On top of that, the right is in disarray, with David Cameron watching as his MPs defect to the even more rabidly Thatcherite outfit that is Ukip.
Labour should certainly be doing better against a nasty party that is as divided as it is unpopular.
But there are reasons to question whether those sniping at Mr Miliband have the party’s best interests at heart.
The torrent of media coverage designed to make the Labour leader look weak and incompetent was completely predictable.
The likes of the Mail and the Telegraph, mouthpieces for the 1 per cent, are delighted with the colossal transfer of wealth from working people to the rich that the Tories are implementing, and will stop at nothing to prevent a Labour victory next May.

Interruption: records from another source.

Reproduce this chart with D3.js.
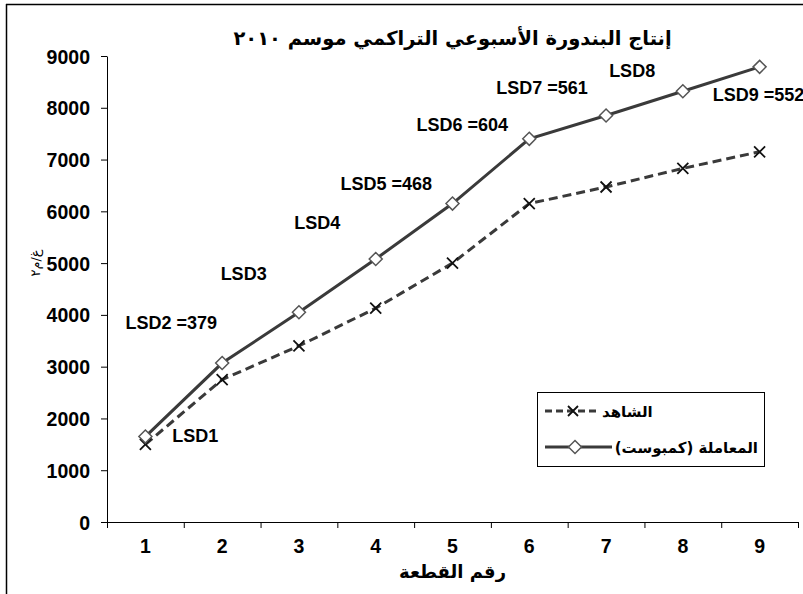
<!DOCTYPE html>
<html><head><meta charset="utf-8">
<script src="https://cdn.jsdelivr.net/npm/d3@7"></script>
<style>
body{margin:0;background:#fff;}
svg{display:block;}
text{font-family:"Liberation Sans",Arial,sans-serif;}
text.ar{font-family:"DejaVu Sans","Noto Sans",sans-serif;}
</style></head>
<body>
<svg id="c" width="803" height="594"></svg>
<script>
const categories = ["1","2","3","4","5","6","7","8","9"];
const controlValues = [1500, 2750, 3400, 4130, 5000, 6150, 6470, 6830, 7150];
const compostValues = [1650, 3070, 4050, 5080, 6150, 7400, 7850, 8320, 8790];
const yTicks = [0,1000,2000,3000,4000,5000,6000,7000,8000,9000];
const seriesNames = ["الشاهد", "المعاملة (كمبوست)"];
const lsdLabels = ["LSD1","LSD2 =379","LSD3","LSD4","LSD5 =468","LSD6 =604","LSD7 =561","LSD8","LSD9 =552"];
const lsdCat = [1.35, 0.74, 1.98, 2.94, 3.54, 4.53, 5.57, 7.04, 8.39];
const lsdVal = [1544, 3728, 4672, 5656, 6409, 7548, 8263, 8591, 8127];
const titleText = "إنتاج البندورة الأسبوعي التراكمي موسم ٢٠١٠";
const xTitle = "رقم القطعة";
const yTitle = "غ/م٢";

const svg = d3.select("#c");
const L=107, R=798, T=56, B=522;
const x = d3.scaleBand().domain(categories).range([L,R]).padding(0);
const xc = d3.scaleLinear().domain([1,9]).range([x("1")+x.bandwidth()/2, x("9")+x.bandwidth()/2]);
const xb = d3.scaleLinear().domain([0,9]).range([L,R]);
const y = d3.scaleLinear().domain([0,9000]).range([B,T]);
const col = "#3a3a3a";

// frame
svg.append("line").attr("x1",6.5).attr("x2",6.5).attr("y1",4).attr("y2",594).attr("stroke","#000").attr("stroke-width",1.5);
svg.append("line").attr("x1",6).attr("x2",803).attr("y1",4.5).attr("y2",4.5).attr("stroke","#000").attr("stroke-width",1.5);

// y axis
const ya = svg.append("g").attr("transform",`translate(${L},0)`)
  .call(d3.axisLeft(y).tickValues(yTicks).tickSize(6).tickSizeOuter(0).tickPadding(11).tickFormat(d3.format("d")));
ya.select(".domain").attr("stroke","#000");
ya.selectAll("text").attr("font-size",19.5).attr("font-weight","bold").attr("fill","#000").attr("dy","0.36em");

// x axis
const xa = svg.append("g").attr("transform",`translate(0,${B})`)
  .call(d3.axisBottom(xb).ticks(9).tickSize(6).tickSizeOuter(0).tickFormat(""));
xa.select(".domain").attr("stroke","#000");
const xl = svg.append("g").attr("transform",`translate(0,${B})`)
  .call(d3.axisBottom(x).tickSize(0).tickPadding(17));
xl.select(".domain").remove();
xl.selectAll("text").attr("font-size",19.5).attr("font-weight","bold").attr("fill","#000");

// lines
const lineGen = d3.line().x((d,i)=>xc(i+1)).y(d=>y(d));
svg.append("path").datum(controlValues).attr("d",lineGen).attr("fill","none")
  .attr("stroke",col).attr("stroke-width",3).attr("stroke-dasharray","9,5");
svg.append("path").datum(compostValues).attr("d",lineGen).attr("fill","none")
  .attr("stroke",col).attr("stroke-width",3);

function xMark(g,cx,cy,s){
  g.append("path").attr("d",`M${cx-s},${cy-s}L${cx+s},${cy+s}M${cx-s},${cy+s}L${cx+s},${cy-s}`)
   .attr("stroke","#111").attr("stroke-width",1.8).attr("fill","none");
}
function diamond(g,cx,cy,s){
  g.append("path").attr("d",`M${cx},${cy-s}L${cx+s},${cy}L${cx},${cy+s}L${cx-s},${cy}Z`)
   .attr("fill","#fff").attr("stroke","#555").attr("stroke-width",1.5);
}
const mk = svg.append("g");
controlValues.forEach((v,i)=>xMark(mk,xc(i+1),y(v),5.5));
compostValues.forEach((v,i)=>diamond(mk,xc(i+1),y(v),6.5));

// LSD labels
svg.append("g").selectAll("text").data(lsdLabels).join("text")
  .attr("x",(d,i)=>xc(lsdCat[i])).attr("y",(d,i)=>y(lsdVal[i]))
  .attr("font-size",18).attr("font-weight","bold").attr("fill","#000")
  .style("white-space","pre").text(d=>d);

// title
svg.append("text").attr("class","ar").attr("x",(L+R)/2).attr("y",45).attr("text-anchor","middle")
  .attr("font-size",19.5).attr("font-weight","bold").attr("direction","rtl").attr("fill","#000").text(titleText);
// axis titles
svg.append("text").attr("class","ar").attr("x",(L+R)/2).attr("y",578).attr("text-anchor","middle")
  .attr("font-size",18).attr("font-weight","bold").attr("fill","#000").text(xTitle);
svg.append("text").attr("class","ar").attr("transform","translate(40,263) rotate(-90)").attr("text-anchor","middle")
  .attr("font-size",13).attr("fill","#000").text(yTitle);

// legend
const lg = svg.append("g");
lg.append("rect").attr("x",537.5).attr("y",392.5).attr("width",227).attr("height",74)
  .attr("fill","#fff").attr("stroke","#000").attr("stroke-width",1);
lg.append("line").attr("x1",545).attr("x2",600).attr("y1",411).attr("y2",411)
  .attr("stroke",col).attr("stroke-width",3).attr("stroke-dasharray","7,4");
xMark(lg,573,411,5);
lg.append("text").attr("class","ar").attr("x",602).attr("y",417).attr("font-size",15).attr("font-weight","bold").attr("fill","#000").text(seriesNames[0]);
lg.append("line").attr("x1",545).attr("x2",612).attr("y1",447).attr("y2",447)
  .attr("stroke",col).attr("stroke-width",3);
diamond(lg,575,447,6.5);
lg.append("text").attr("class","ar").attr("x",758).attr("y",453).attr("text-anchor","start").attr("direction","rtl").attr("font-size",15).attr("font-weight","bold").attr("fill","#000").text(seriesNames[1]);
</script>
</body></html>
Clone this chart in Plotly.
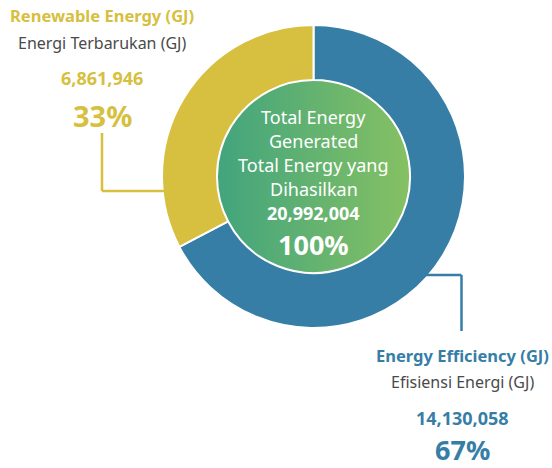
import plotly.graph_objects as go

# Energy breakdown (GJ)
labels = ["Energy Efficiency (GJ)", "Renewable Energy (GJ)"]
labels_id = ["Efisiensi Energi (GJ)", "Energi Terbarukan (GJ)"]
values = [14130058, 6861946]
colors = ["#367EA6", "#D7BF40"]
total = sum(values)

W, H = 552, 468
cx, cy, R = 313.5, 176.5, 151.5      # donut centre / radius in px (y from top)
hole = 0.637

def px(x):
    return x / W

def py(y):
    return 1 - y / H

fig = go.Figure()

# gradient disc filling the donut hole
fig.add_trace(go.Scatter(
    x=[0.5], y=[0.5], mode="markers", hoverinfo="skip", showlegend=False,
    marker=dict(size=2 * R * hole + 2, color="#41A47D",
                gradient=dict(type="horizontal", color="#86C163"),
                line=dict(color="white", width=2.5)),
    xaxis="x", yaxis="y",
))

fig.add_trace(go.Pie(
    labels=labels, values=values, hole=hole, sort=False, direction="clockwise",
    rotation=0, textinfo="none", hoverinfo="label+value+percent",
    marker=dict(colors=colors, line=dict(color="white", width=2)),
    domain=dict(x=[px(cx - R), px(cx + R)], y=[py(cy + R), py(cy - R)]),
    showlegend=False,
))

# place the disc exactly at the donut centre
fig.update_layout(
    xaxis=dict(domain=[0, 1], range=[0.5 - px(cx), 0.5 + (1 - px(cx))], visible=False, fixedrange=True),
    yaxis=dict(domain=[0, 1], range=[0.5 - py(cy), 0.5 + (1 - py(cy))], visible=False, fixedrange=True),
)

side_font = "Noto Sans"
center_font = "Noto Sans"

def note(x, y, text, size, color, bold=False, family=side_font):
    if bold:
        text = "<b>" + text + "</b>"
    fig.add_annotation(x=px(x), y=py(y), xref="paper", yref="paper", text=text,
                       showarrow=False, xanchor="center", yanchor="middle",
                       borderpad=0, font=dict(family=family, size=size, color=color))

pcts = [round(v / total * 100) for v in values]

# left label block (renewable)
note(102, 16, labels[1], 16.5, colors[1], bold=True)
note(102, 43, labels_id[1], 16, "#4a4a4a")
note(102, 78, f"{values[1]:,}", 18, colors[1], bold=True)
note(102, 115, f"{pcts[1]}%", 29, colors[1], bold=True)

# right label block (efficiency)
note(462, 355, labels[0], 16.5, colors[0], bold=True)
note(462, 382, labels_id[0], 16, "#4a4a4a")
note(462, 418, f"{values[0]:,}", 18, colors[0], bold=True)
note(462, 449, f"{pcts[0]}%", 27, colors[0], bold=True)

# centre text
note(cx, 117, "Total Energy", 18, "white", family=center_font)
note(cx, 141, "Generated", 18, "white", family=center_font)
note(cx, 165, "Total Energy yang", 18, "white", family=center_font)
note(cx, 189, "Dihasilkan", 18, "white", family=center_font)
note(cx, 213, f"{total:,}", 18, "white", bold=True, family=center_font)
note(cx, 244, "100%", 27, "white", bold=True, family=center_font)

# leader lines
def seg(x0, y0, x1, y1, color):
    fig.add_shape(type="line", xref="paper", yref="paper",
                  x0=px(x0), y0=py(y0), x1=px(x1), y1=py(y1),
                  line=dict(color=color, width=2.5))

seg(102, 133, 102, 191, colors[1])
seg(102, 191, 166, 191, colors[1])
seg(426, 275, 461.5, 275, colors[0])
seg(461.5, 275, 461.5, 331, colors[0])

fig.update_layout(
    width=W, height=H, margin=dict(l=0, r=0, t=0, b=0),
    paper_bgcolor="white", plot_bgcolor="rgba(0,0,0,0)",
)

fig.write_html("out.html")
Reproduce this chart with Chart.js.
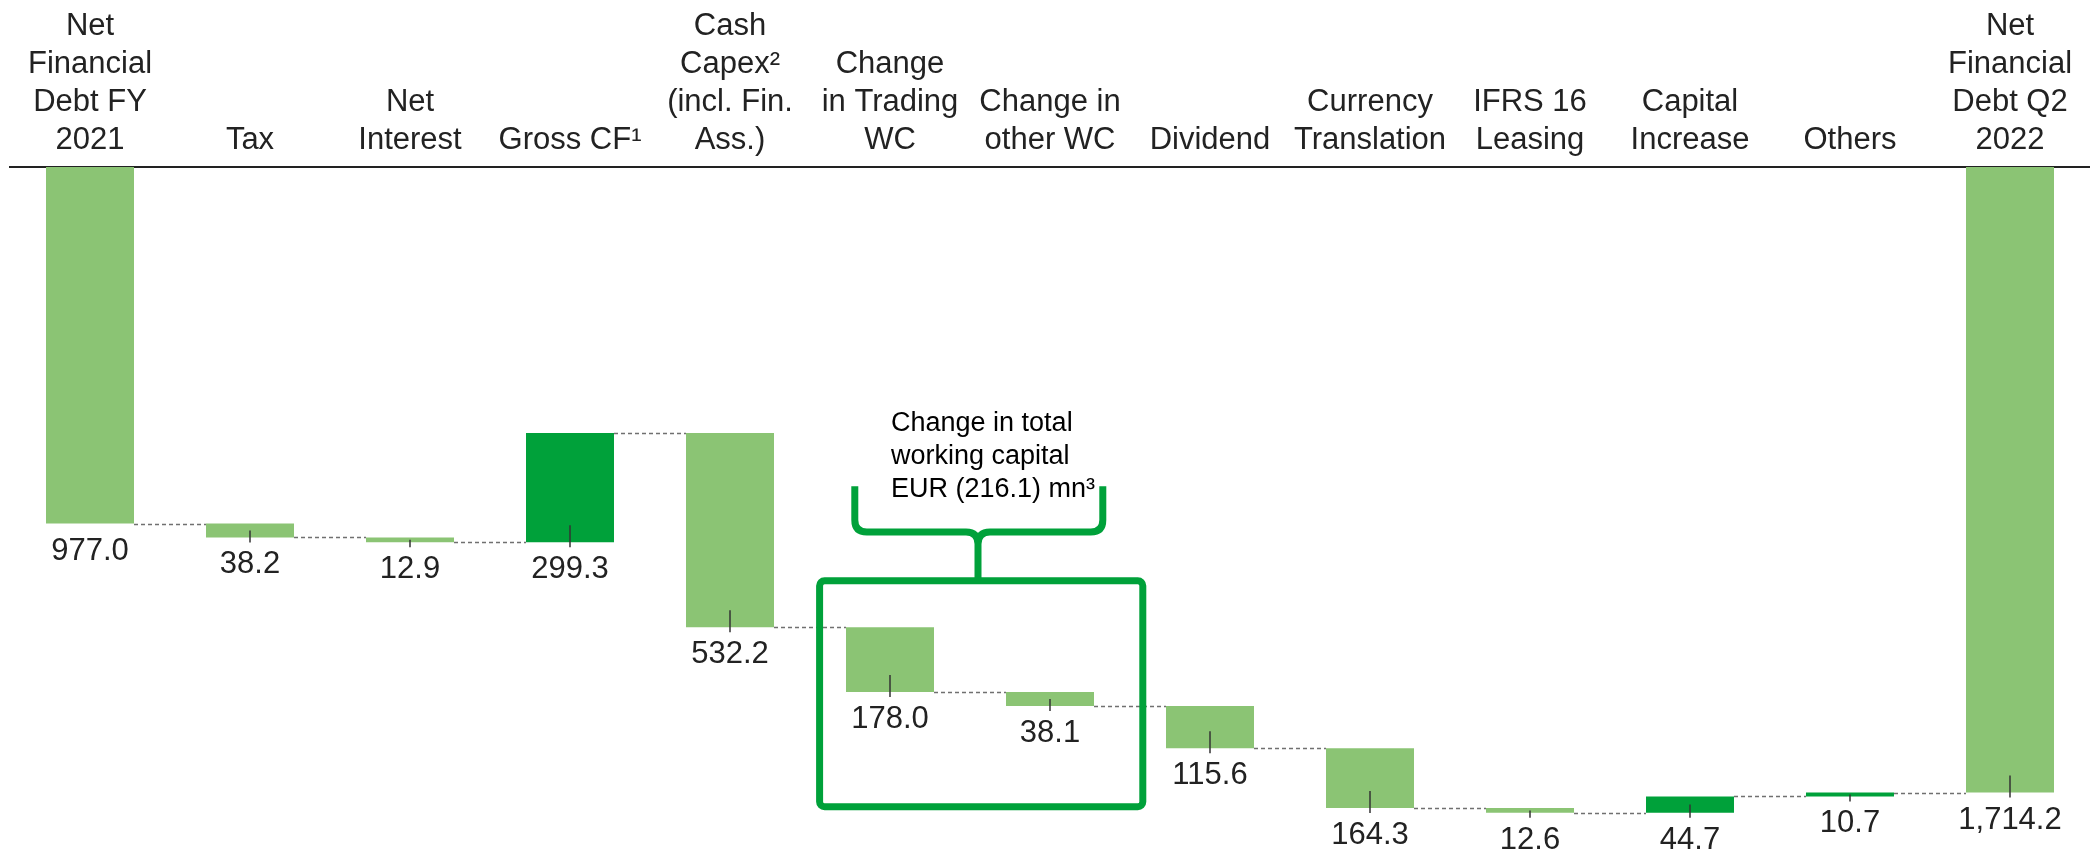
<!DOCTYPE html>
<html>
<head>
<meta charset="utf-8">
<script src="https://cdn.jsdelivr.net/npm/chart.js@4.4.1/dist/chart.umd.min.js"></script>
<style>
  html, body { margin: 0; padding: 0; background: #fff; }
  #wrap { width: 2090px; height: 853px; }
</style>
</head>
<body>
<div id="wrap"><canvas id="bridge"></canvas></div>
<script>
// ==========================
// Data : net financial debt bridge (EUR mn)
// ==========================
const categories = [
  ["Net", "Financial", "Debt FY", "2021"],
  ["Tax"],
  ["Net", "Interest"],
  ["Gross CF¹"],
  ["Cash", "Capex²", "(incl. Fin.", "Ass.)"],
  ["Change", "in Trading", "WC"],
  ["Change in", "other WC"],
  ["Dividend"],
  ["Currency", "Translation"],
  ["IFRS 16", "Leasing"],
  ["Capital", "Increase"],
  ["Others"],
  ["Net", "Financial", "Debt Q2", "2022"]
];
// + = debt goes up, - = debt goes down
const variations = [977.0, 38.2, 12.9, -299.3, 532.2, 178.0, 38.1, 115.6, 164.3, 12.6, -44.7, -10.7, 1714.2];
const valueLabels = ["977.0", "38.2", "12.9", "299.3", "532.2", "178.0", "38.1", "115.6", "164.3", "12.6", "44.7", "10.7", "1,714.2"];
const totalIdx = [0, 12];

const noteLines = ["Change in total", "working capital", "EUR (216.1) mn³"];

const lightGreen = "#8bc474";
const darkGreen = "#00a13a";

// ==========================
// Floating bars from running total
// ==========================
const bars = [];
let cumul = 0;
variations.forEach((v, i) => {
  if (totalIdx.includes(i)) {
    bars.push([0, v]);
    cumul = v;
  } else {
    bars.push([cumul, cumul + v]);
    cumul += v;
  }
});
const barColors = variations.map(v => v < 0 ? darkGreen : lightGreen);

// ==========================
// Box + brace around the WC bars (category index / value units)
// ==========================
const wcBox = { x0: 4.56, x1: 6.58, top: 1134, bottom: 1753 };
const wcBrace = { x0: 4.78, x1: 6.33, mid: 5.55, top: 875, bar: 1000 };

const bridgeDecor = {
  id: "bridgeDecor",
  afterDatasetsDraw(chart) {
    const { ctx, scales: { x, y } } = chart;
    const meta = chart.getDatasetMeta(0);
    ctx.save();

    // dashed connectors
    ctx.setLineDash([4, 3]);
    ctx.lineWidth = 1.5;
    ctx.strokeStyle = "#707070";
    for (let i = 0; i < bars.length - 1; i++) {
      const a = meta.data[i], b = meta.data[i + 1];
      const lvl = Math.round(y.getPixelForValue(bars[i][1])) + 0.5;
      ctx.beginPath();
      ctx.moveTo(a.x + a.width / 2, lvl);
      ctx.lineTo(b.x - b.width / 2, lvl);
      ctx.stroke();
    }
    ctx.setLineDash([]);

    // small ticks + value labels under each bar
    ctx.font = "31px 'Liberation Sans', Arial, sans-serif";
    ctx.textAlign = "center";
    ctx.textBaseline = "alphabetic";
    bars.forEach((b, i) => {
      const el = meta.data[i];
      const yb = y.getPixelForValue(Math.max(b[0], b[1]));
      const yt = y.getPixelForValue(Math.min(b[0], b[1]));
      if (i > 0) {
        ctx.strokeStyle = "#333";
        ctx.lineWidth = 1.5;
        ctx.beginPath();
        ctx.moveTo(el.x, Math.max(yb - 17, (yb + yt) / 2));
        ctx.lineTo(el.x, yb + 5);
        ctx.stroke();
      }
      ctx.fillStyle = "#222";
      ctx.fillText(valueLabels[i], el.x, yb + 36);
    });

    // box
    ctx.strokeStyle = darkGreen;
    ctx.lineWidth = 7;
    const bx0 = x.getPixelForValue(wcBox.x0), bx1 = x.getPixelForValue(wcBox.x1);
    const by0 = y.getPixelForValue(wcBox.top), by1 = y.getPixelForValue(wcBox.bottom);
    ctx.beginPath();
    ctx.roundRect(bx0, by0, bx1 - bx0, by1 - by0, 5);
    ctx.stroke();

    // brace
    const l = x.getPixelForValue(wcBrace.x0), r = x.getPixelForValue(wcBrace.x1);
    const m = x.getPixelForValue(wcBrace.mid);
    const t = y.getPixelForValue(wcBrace.top), h = y.getPixelForValue(wcBrace.bar);
    const rad = 12;
    ctx.lineJoin = "round";
    ctx.beginPath();
    ctx.moveTo(l, t);
    ctx.lineTo(l, h - rad);
    ctx.quadraticCurveTo(l, h, l + rad, h);
    ctx.lineTo(m - rad, h);
    ctx.quadraticCurveTo(m, h, m, h + rad);
    ctx.lineTo(m, by0);
    ctx.moveTo(r, t);
    ctx.lineTo(r, h - rad);
    ctx.quadraticCurveTo(r, h, r - rad, h);
    ctx.lineTo(m + rad, h);
    ctx.quadraticCurveTo(m, h, m, h + rad);
    ctx.stroke();

    // note text
    ctx.fillStyle = "#000";
    ctx.font = "27px 'Liberation Sans', Arial, sans-serif";
    ctx.textAlign = "left";
    noteLines.forEach((txt, k) => {
      ctx.fillText(txt, m - 87, t - 55 + k * 33);
    });

    ctx.restore();
  }
};

new Chart(document.getElementById("bridge"), {
  type: "bar",
  data: {
    labels: categories,
    datasets: [{
      data: bars,
      backgroundColor: barColors,
      borderWidth: 0,
      categoryPercentage: 1,
      barPercentage: 0.55
    }]
  },
  options: {
    responsive: true,
    maintainAspectRatio: false,
    animation: false,
    layout: { padding: { left: 10, right: 0, top: 0, bottom: 0 } },
    plugins: { legend: { display: false }, tooltip: { enabled: false } },
    scales: {
      x: {
        position: "top",
        grid: { display: false, drawTicks: false },
        border: { display: true, color: "#222", width: 2 },
        ticks: {
          color: "#222",
          padding: 7.5,
          autoSkip: false,
          maxRotation: 0,
          font: { family: "'Liberation Sans', Arial, sans-serif", size: 31, lineHeight: "38px" }
        }
      },
      y: {
        display: false,
        reverse: true,
        min: 0,
        max: 1880
      }
    }
  },
  plugins: [bridgeDecor]
});
</script>
</body>
</html>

One of Lenin’s maxims in politics was: “Who? Whom?” Who benefits from this, and who will be harmed by it?
It is hard to see Labour’s general election chances being helped by the decapitation of the party six months away from a general election.
And who is behind the attacks?
Mr Miliband has surged in the polls whenever he has challenged Establishment interests — attacking Rupert Murdoch’s vast and unaccountable media power or pledging a freeze on energy prices.
All polls suggest a more coherent leftward shift — pledges to renationalise the railways and energy companies, for instance — would win the support of millions of voters.
But these are not the policies advocated by Mr Miliband’s critics.
Anonymous Jewish donors brief that they’ll cut their funding because of the Labour leader’s principled support for recognising the state of Palestine, an overwhelmingly popular position.
A return to appeasing the apartheid state of Israel is apparently their price for supporting the party.
Alistair Darling moans about a mansion tax on houses worth more than £2 million, as if Labour’s main electoral problem is a failure to appeal to the rich.
Simon Danczuk’s wish-list in the Mail on Sunday — get tough on immigration, reform welfare to get people back to work, build “an NHS that works for everyone” — was exactly the sort of vacuous new-Labour speak that confuses people about what Labour stands for.
More than one anonymous briefer has hinted that Labour should forfeit this election because of the scale of the problems facing the country and sit it out till next time.
It is this that really motivates the plotters — the fear that the anger of millions of working people will force their party in government to enact progressive policies and forgo their cosy relationship with the Establishment.
Nothing could better display the total indifference of the Blairites to the suffering being imposed on workers by the Tory-led coalition.
Ed Miliband should see now that his attempts to placate the right of his party are doomed. A bold challenge to the discredited austerity bandwagon is the only thing that will carry him to Downing Street.